For a portion of last semester, I somehow convinced my wife to attend a group exercise class with me at the rec center. We actually rotated through a few things, including aerobic dance, water aerobics, and aerobic weight lifting, settling on the last option.
It’s not my style of exercise. I don’t like to do anything with music blaring at me, and even if I did want music blaring at me, I’d select a very different kind of music. The exercises weren’t directed toward the kind of training (high-intensity cardio) that interests me. I felt out of place surrounded by mostly younger women — as well as a few older grandmother types with surprising tenacity. The weights were tiny enough that any of my colleagues who saw me using them through the windows would have laughed at me, yet just heavy enough to make the hour drag by slowly.
But we kept it up for about three months, once a week, diligently. It was nothing like what would have been right for me, but it was a lowest common denominator experience that managed to be not completely wrong. And I think that was true for everyone present. It was a barely acceptable compromise, but it was acceptable. And it put all of us into the same room, doing the same thing, for weeks on end — instead of quitting.
How long do I usually last when I try to invent my own exercise routine? Not three months, unless I have an extended period off from work to devote myself to it. And nothing I’d ever develop for myself would be able to include my wife (or any of the other ladies in my group class) for even a week.
That’s the peculiar argument that Catholicism makes toward me. Every time I look at it, I think “Hah, terrible music, I’ll keep my own hymnal, thank you.” Or I think, “Fasting since Vatican 2, what’s even left? ‘Giving up something’ during Lent, and a few Fridays?” Or I think “Geez, why would I want to worship surrounded by a bunch of low-commitment nominal Catholics who don’t even agree with what their church teaches?” Those are all the same argument I’d make against the exercise class, in spiritual form.

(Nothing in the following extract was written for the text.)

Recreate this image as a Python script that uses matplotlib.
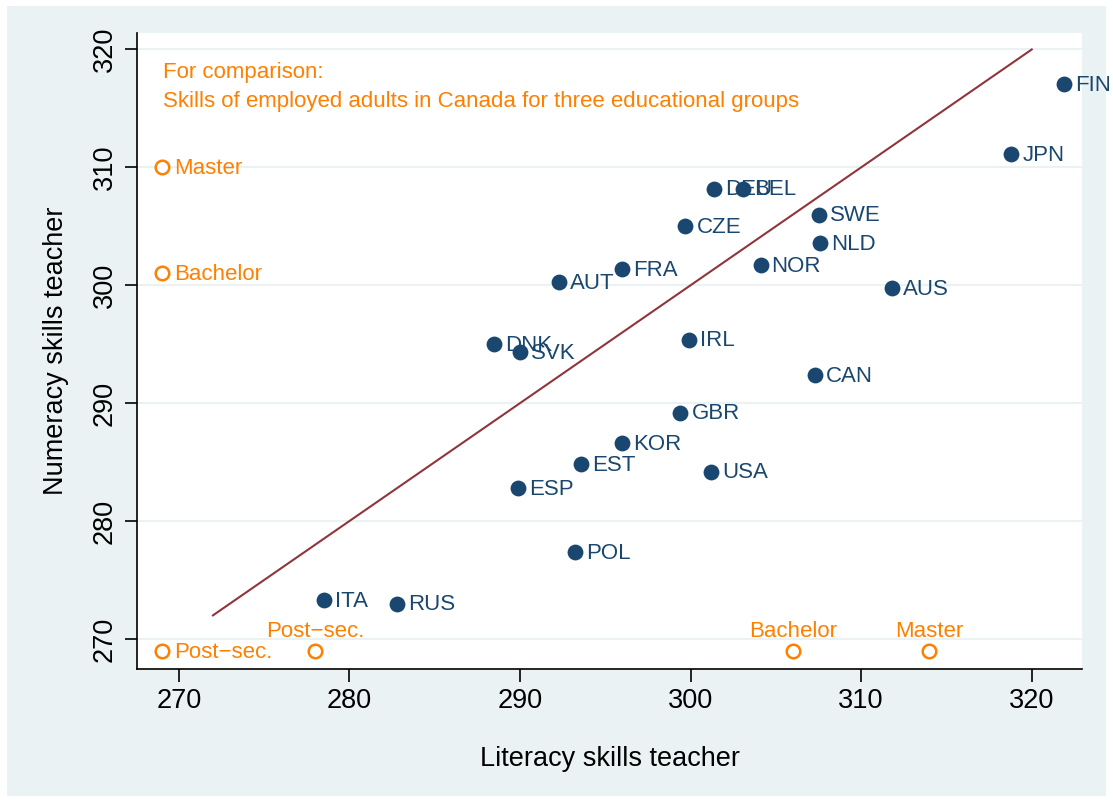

But every time I try to devise my own fasting regimen that’s more vigorous than the Catholic one, it falls apart due to inattentiveness (in fact, just yesterday!) The hymns I like? They’re being replaced at 9 out of 10 evangelical churches by stuff that’s no better than the Catholic music, and little to no vetting for theology. And as much as I roll my eyes over cafeteria Catholics, and feel smug over the superior level of esprit de corps in the evangelical world, I have to admit that there’s something winsome about the way that certain hyper-liberal Catholic dissenters (cf Andrew Sullivan) still feel some kind of unshakable gravity back toward a Church from which they can never quite escape.

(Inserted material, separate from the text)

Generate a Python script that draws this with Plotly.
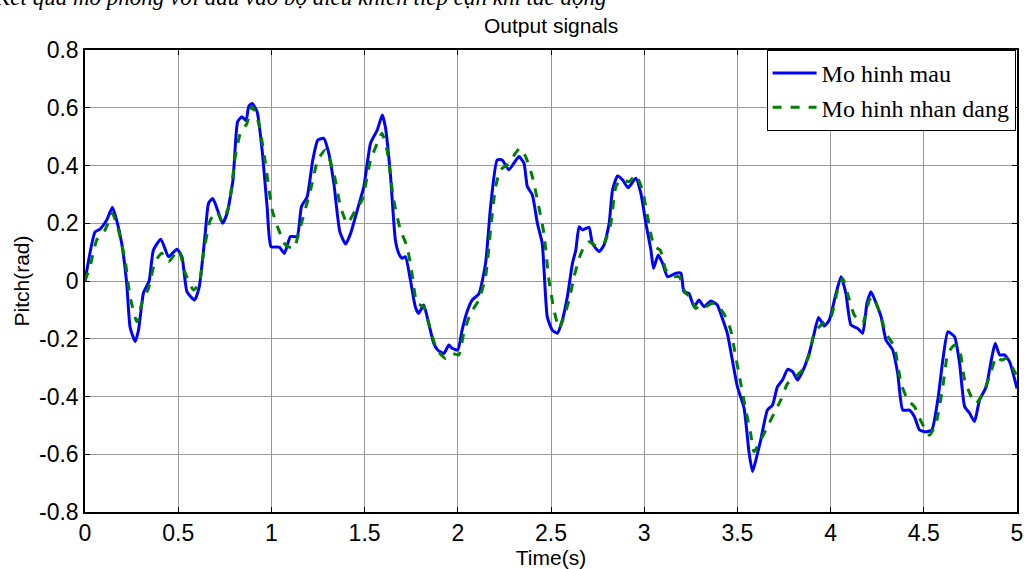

Catholicism, at least in the US, is a lowest-common-denominator faith community, just like a group exercise class. The things it demands of its parishioners are usually nothing like the things I think a proper church in the apostolic model ought to demand, theologically speaking. But there’s a certain doggedness and inertia to Catholicism that evangelicalism just can’t match. It sweeps up people from all walks of life, inducts them into a few basic practices that create pattern and routine, and gets them to invest in that routine in a way that doesn’t necessitate constant active decisions involving re-commitment.
Once you board the train, it’s easier to stay on than it is to get off. When you drive along a highway full of exits, it’s easy to scoff at the inflexibility of trains…. until your highways gets routed into a metropolis and hits rush hour traffic. Christendom is hitting the sociological and political equivalent rush hour traffic, due to an array of unprecedented cultural shifts. Inertia is the bluntest and most inelegant of tools to deploy against roadblocks, but that doesn’t mean it isn’t effective. The wails you hear from certain ideological quarters about how difficult it is to “reform” Catholicism are an eloquent testament to that.